Under the bill, state governors and local governments “shall submit to the attorney general an application at such time, in such manner, and containing such information as the attorney general may reasonably require” to qualify for the grants. Further, the legislation would require the attorney general to carry out a study on the impacts of cannabis convictions on individuals, as well as the financial costs for states that incarcerate people over non-violent marijuana offenses.
Officials in jurisdictions that receive the grants would be required to “publish on a publicly accessible website information about the availability and process of expunging convictions for cannabis offenses, including information for individuals living in a different jurisdiction who were convicted of a cannabis offense in that jurisdiction.” They would also need to “submit to the attorney general a report describing the uses of such funds, and how many convictions for cannabis offenses have been expunged using such funds.”

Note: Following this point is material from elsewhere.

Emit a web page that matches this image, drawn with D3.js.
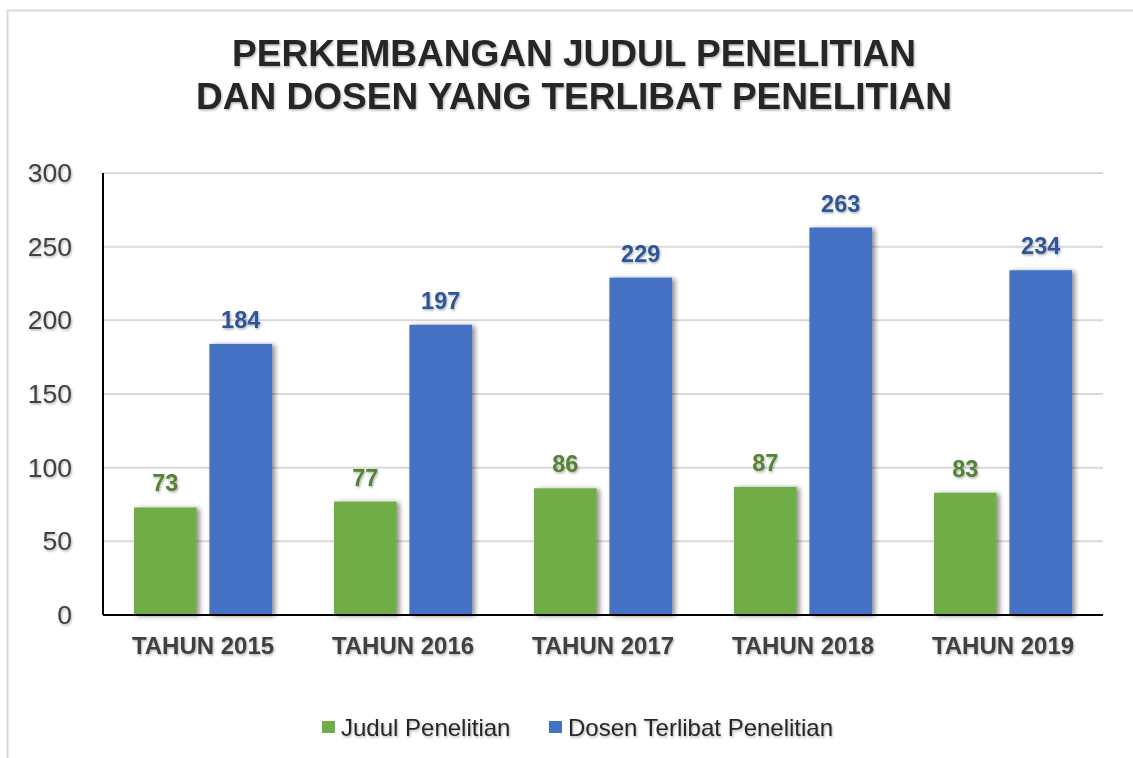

Longtime readers know that expungement policies and practices have long been of great interest to me, going back to my work years ago on an big early article, "Leveraging Marijuana Reform to Enhance Expungement Practices." and more recently through work done in part by the Drug Enforcement and Policy Center (see here and here). So I am very excited to see this issue getting notable attention via this notable bill by two notable members of Congress.
That said, I must comment that the particulars of this short bill are a bit disappointing. For starters, allocating only $2 million per year to incentivize states to ramp up expungement seems woefully insufficient. From the state's perspective, a little money is better than nothing, but having a range of mandates tied to a very small revenue stream likely ensures this bill would have at most modest impact. Second, the issues that the US Attorney General is tasked to study in this bill are only a small portion of the issues raised by marijuana criminalization, and the bill seems only to look at the impact of past marijuana offenses that have been reformed rather than all marijuana prohibitions.
In the end, I presume this bill is highly unlikely to become law anytime soon, so the particulars may matter less than the useful discussion of the broader issues raised. Still, I hope that any future legislative proposals in this space are even bolder than this first notable effort.